◆ **What is expected**:
All of the lines below are to be printed again exactly; images are excluded from the output.

◆ **Collected data**:
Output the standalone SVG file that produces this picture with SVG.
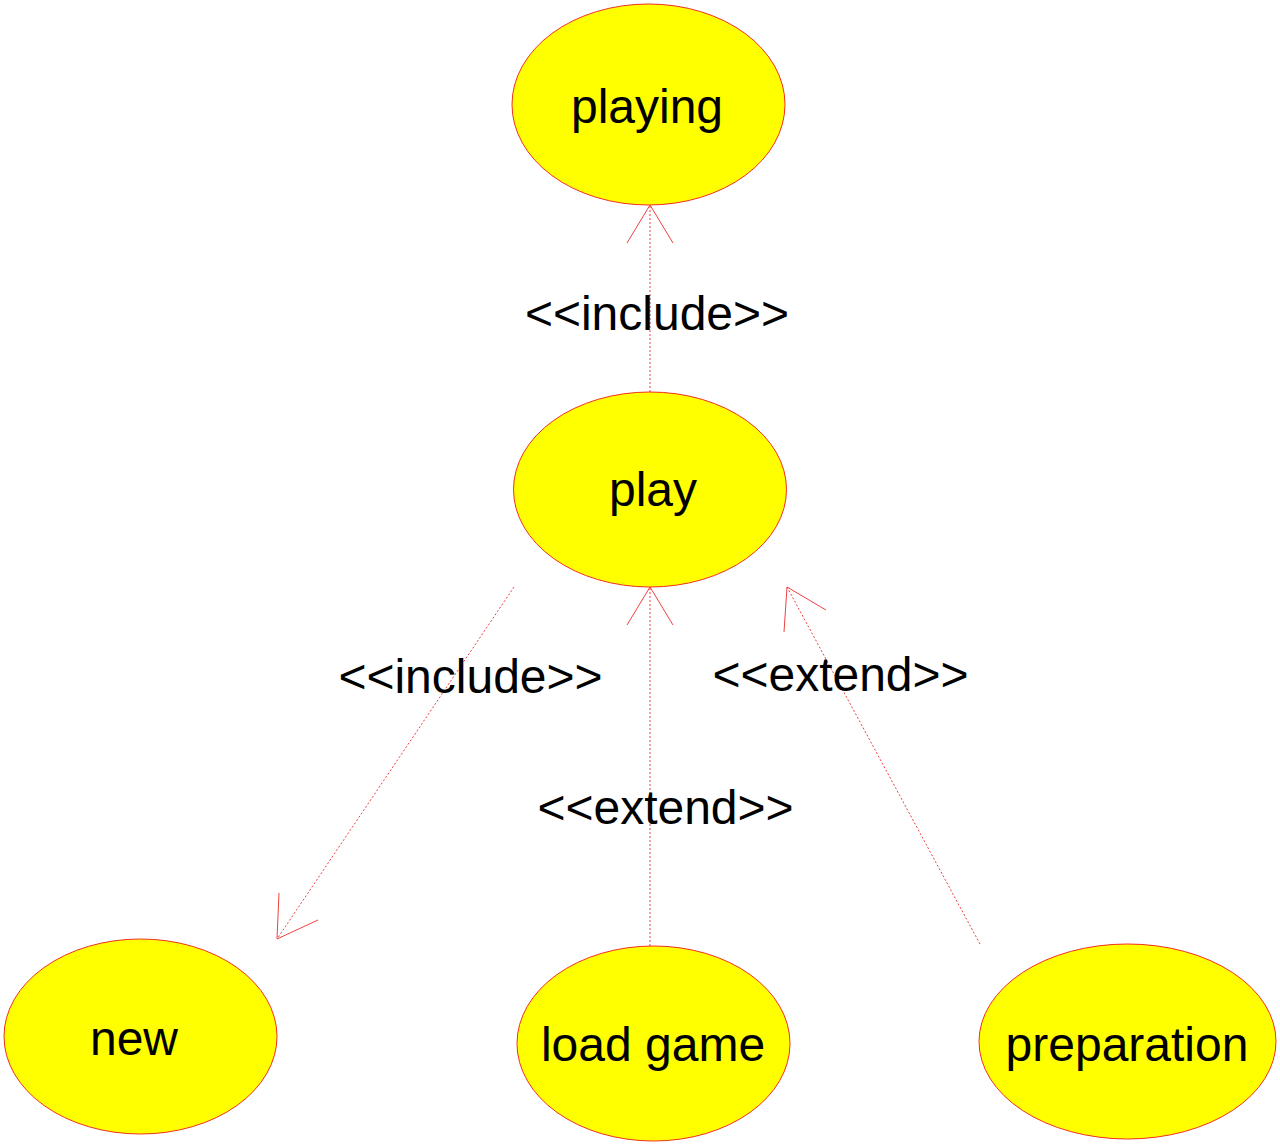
<svg xmlns="http://www.w3.org/2000/svg" width="1280" height="1144" viewBox="0 0 1280 1144">
<style>
.node ellipse{fill:#ffff00;stroke:#f03020;stroke-width:1}
.node text,.label{font-family:"Liberation Sans",Arial,sans-serif;font-size:48px;fill:#000;text-anchor:middle}
.conn line.l{stroke:#f04040;stroke-width:1;stroke-dasharray:2,2}
.conn polyline{fill:none;stroke:#f04040;stroke-width:1}
</style>
<rect width="1280" height="1144" fill="#fff"/>
<g id="connectors" class="conn">
<g id="e1"><line class="l" x1="650" y1="392" x2="650" y2="205"/><polyline points="627,243 650,205 673,243"/></g>
<g id="e2"><line class="l" x1="514" y1="587" x2="277" y2="939"/><polyline points="279,893 277,939 318,920"/></g>
<g id="e3"><line class="l" x1="650" y1="946" x2="650" y2="587"/><polyline points="627,625 650,587 673,625"/></g>
<g id="e4"><line class="l" x1="980" y1="944" x2="787" y2="587"/><polyline points="784,632 787,587 826,610"/></g>
</g>
<g id="playing" class="node"><ellipse cx="648.5" cy="104.5" rx="136.5" ry="100.5"/><text x="647" y="123">playing</text></g>
<g id="play" class="node"><ellipse cx="650" cy="489.5" rx="136.5" ry="97.5"/><text x="653" y="506">play</text></g>
<g id="new" class="node"><ellipse cx="140.5" cy="1036.5" rx="136.5" ry="97.5"/><text x="134" y="1055">new</text></g>
<g id="loadgame" class="node"><ellipse cx="653.5" cy="1043.5" rx="136.5" ry="97.5"/><text x="653" y="1061">load game</text></g>
<g id="preparation" class="node"><ellipse cx="1127.5" cy="1041.5" rx="148.5" ry="97.5"/><text x="1127" y="1061">preparation</text></g>
<g id="labels">
<text class="label" x="657" y="330">&lt;&lt;include&gt;&gt;</text>
<text class="label" x="470.5" y="693">&lt;&lt;include&gt;&gt;</text>
<text class="label" x="840.5" y="691">&lt;&lt;extend&gt;&gt;</text>
<text class="label" x="665.5" y="824">&lt;&lt;extend&gt;&gt;</text>
</g>
</svg>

◆ **Exercise result**:
Output the standalone SVG file that produces this picture with SVG.
<svg xmlns="http://www.w3.org/2000/svg" width="1280" height="1144" viewBox="0 0 1280 1144">
<style>
.node ellipse{fill:#ffff00;stroke:#f03020;stroke-width:1}
.node text,.label{font-family:"Liberation Sans",Arial,sans-serif;font-size:48px;fill:#000;text-anchor:middle}
.conn line.l{stroke:#f04040;stroke-width:1;stroke-dasharray:2,2}
.conn polyline{fill:none;stroke:#f04040;stroke-width:1}
</style>
<rect width="1280" height="1144" fill="#fff"/>
<g id="connectors" class="conn">
<g id="e1"><line class="l" x1="650" y1="392" x2="650" y2="205"/><polyline points="627,243 650,205 673,243"/></g>
<g id="e2"><line class="l" x1="514" y1="587" x2="277" y2="939"/><polyline points="279,893 277,939 318,920"/></g>
<g id="e3"><line class="l" x1="650" y1="946" x2="650" y2="587"/><polyline points="627,625 650,587 673,625"/></g>
<g id="e4"><line class="l" x1="980" y1="944" x2="787" y2="587"/><polyline points="784,632 787,587 826,610"/></g>
</g>
<g id="playing" class="node"><ellipse cx="648.5" cy="104.5" rx="136.5" ry="100.5"/><text x="647" y="123">playing</text></g>
<g id="play" class="node"><ellipse cx="650" cy="489.5" rx="136.5" ry="97.5"/><text x="653" y="506">play</text></g>
<g id="new" class="node"><ellipse cx="140.5" cy="1036.5" rx="136.5" ry="97.5"/><text x="134" y="1055">new</text></g>
<g id="loadgame" class="node"><ellipse cx="653.5" cy="1043.5" rx="136.5" ry="97.5"/><text x="653" y="1061">load game</text></g>
<g id="preparation" class="node"><ellipse cx="1127.5" cy="1041.5" rx="148.5" ry="97.5"/><text x="1127" y="1061">preparation</text></g>
<g id="labels">
<text class="label" x="657" y="330">&lt;&lt;include&gt;&gt;</text>
<text class="label" x="470.5" y="693">&lt;&lt;include&gt;&gt;</text>
<text class="label" x="840.5" y="691">&lt;&lt;extend&gt;&gt;</text>
<text class="label" x="665.5" y="824">&lt;&lt;extend&gt;&gt;</text>
</g>
</svg>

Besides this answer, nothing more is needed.